So, my friend and sometimes-poster to this blog, John Sachelli hipped me to the fact that Milestones was changing hands a few weeks ago, but I didn’t really get a chance to blog about it. It’s probably as well that I didn’t, and there’s a great article in the latest City discussing the new owner and the outgoing owner.
It seems that, contrary to rumors, there will continue to be live music at Milestones, albeit under a new name. And what a name. “High Fidelity.” Before I get into the positives, let me just point out this one negative. The name sucks on so many levels. “Pretentious” is an adjective that comes to mind, yet despite the high-flown intentions or perhaps because of them, “lame” also comes to mind. With a name like that, you can only appeal to vinyl snobs and baby boomers, neither of which is where the money’s at in the first place.

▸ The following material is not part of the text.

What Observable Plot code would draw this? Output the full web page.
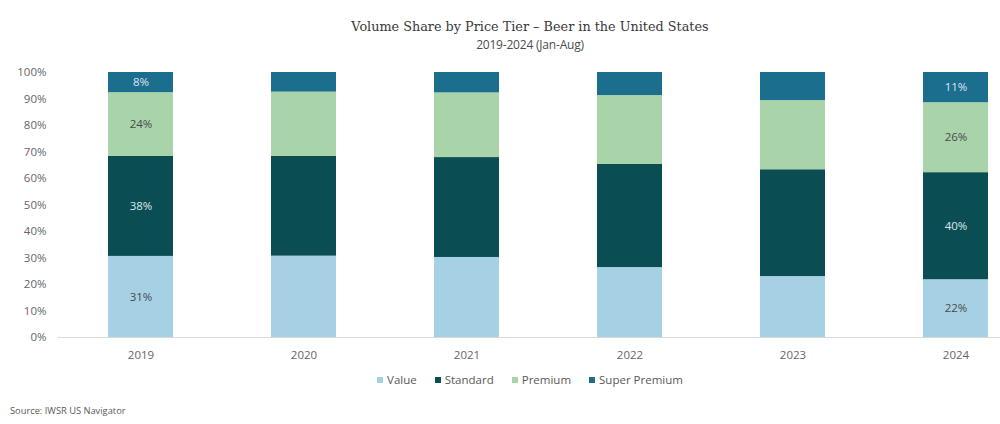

But, OK. I’ve bitched about it. Nothing I can do to change it, anyway. Now for the good news: the new owner, Joe Gizzie, is a musician himself, and the former owner is opening a non-live music bar further down East Avenue. As I see it, this is good in a number of ways.
For one, I think most anyone I know who’s played the Milestones stage in the last few years would agree with Mr. O’Leary that the club has been in need of some new blood and new exitement. It’s been in kind of a holding pattern recently, still putting in good bands, but not really giving them any real reason to return. There is something to be said for the need for live music club owners to be almost as creative as the musicians that take the stage, and that has been missing recently.
At the same time, while O’Leary may have been losing his taste for Milestones and booking live bands (to be honest, as a musician, I think I can actually appreciate this sentiment.? We’re nothing but trouble.), he has been very active with the East End Fest planning, and having him move farther down the street might hopefully drag the Fest further down the street and open up at least one more stage.
I’m sure that I’ve lamented the East End Fest’s recent paucity of original, local bands more than once on this blog in the past, so I shan’t dwell too much on it here.? But the Milestones stage tended to be one stage that could be relied upon for at least original music, and he usually followed that up with something good inside after the Fest was over.? Granted, his contract upon leaving Milestones reportedly stipulates that he cannot have live music at the new location, but I don’f know that this will necessarily extend to an outdoor stage during the East End Fest.
So, hopefully, Milestones gets a shot in the arm that it needs – albeit with a questionable name – and so does the East End Fest, a celebration which I never used to miss until it got hopelessly lame.